TWC sublicenses Lakers TV rights to other television distributors, including Cox, DirecTV, AT&T U-Verse and Verizon FiOS. In doing so, TWC requires that distributors offer the Lakers channels on their enhanced basic cable tiers.

In reaction to the class-action lawsuit, TWC pointed to the Cable Communications Act of 1984, which expressly authorizes cable companies to offer programming in bundled "tiers of service."

That's enough to get Judge Hogue to acknowledge that federal law forbids the application of a state law like California's Unfair Competition Law that would undermine a cable operator's authority to add or delete channels in its "enhanced basic service" tier.

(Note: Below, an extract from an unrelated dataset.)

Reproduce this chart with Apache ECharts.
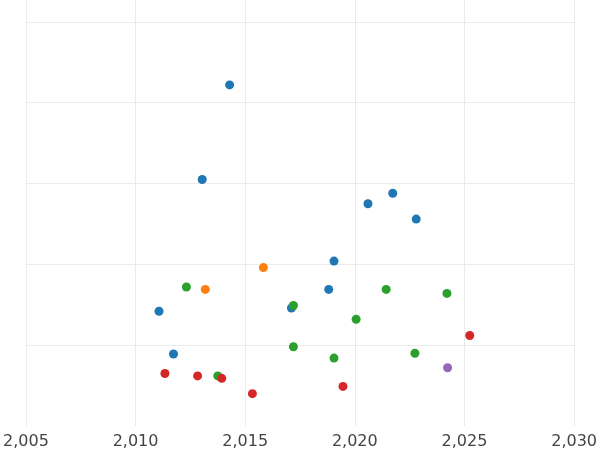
<!DOCTYPE html>
<html>
<head>
<meta charset="utf-8">
<script src="https://cdn.jsdelivr.net/npm/echarts@6/dist/echarts.min.js"></script>
<style>html,body{margin:0;padding:0;background:#fff}#c{width:600px;height:450px}</style>
</head>
<body>
<div id="c"></div>
<script>
const blue = [[2014.29,4.22],[2013.04,3.05],[2011.07,1.42],[2011.73,0.89],[2020.6,2.75],[2021.73,2.88],[2022.8,2.56],[2019.05,2.04],[2018.81,1.69],[2017.11,1.46]]
const orange = [[2013.18,1.69],[2015.83,1.96]]
const green = [[2012.32,1.72],[2017.2,1.49],[2017.2,0.98],[2013.75,0.62],[2020.06,1.32],[2019.05,0.84],[2021.43,1.69],[2022.74,0.90],[2024.2,1.64]]
const red = [[2011.34,0.65],[2012.83,0.62],[2013.93,0.59],[2015.33,0.40],[2019.46,0.49],[2025.24,1.12]]
const purple = [[2024.23,0.72]]

const groups = [
  { data: blue, color: '#1f77b4' },
  { data: orange, color: '#ff7f0e' },
  { data: green, color: '#2ca02c' },
  { data: red, color: '#d62728' },
  { data: purple, color: '#9467bd' },
]

const chart = echarts.init(document.getElementById('c'))
chart.setOption({
  animation: false,
  // grid runs past the window so 2010 lands at x=31 and 2025 at x=535
  grid: { left: -137, right: -103, top: 0, bottom: 23, containLabel: false },
  xAxis: {
    type: 'value', min: 2005, max: 2030, interval: 5,
    axisLine: { show: false }, axisTick: { show: false },
    axisLabel: { color: '#444', fontSize: 16, fontFamily: 'DejaVu Sans', margin: 8 },
    splitLine: { show: true, lineStyle: { color: '#ebebeb' } },
  },
  yAxis: {
    type: 'value', min: 0, max: 5.27, interval: 1,
    axisLine: { show: false }, axisTick: { show: false }, axisLabel: { show: false },
    splitLine: { show: true, lineStyle: { color: ['rgba(0,0,0,0)', '#ebebeb', '#ebebeb', '#ebebeb', '#ebebeb', '#ebebeb'] } },
  },
  series: groups.map((g) => ({
    type: 'scatter', data: g.data, symbolSize: 9,
    itemStyle: { color: g.color, opacity: 1 },
  })),
})
</script>
</body>
</html>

"It may be that any number of consumers would reasonably consider the practice of adding a new cable channel to an existing tier of service (rather than offering it as a separate channel) and charging more for the service is somehow "unfair," wrote Judge Hogue. "But the fact remains that federal law expressly allows it and expressly forbids states from invoking their own consumer protection laws to interfere with the deregulated structure imposed by Congress."

The judge dismissed the lawsuit against all the defendants. She did so without leave to amend, meaning that it's over, notwithstanding any appeal.

The Los Angeles Lakers are 16-30 so far this season. That, at least, is their record on the basketball court.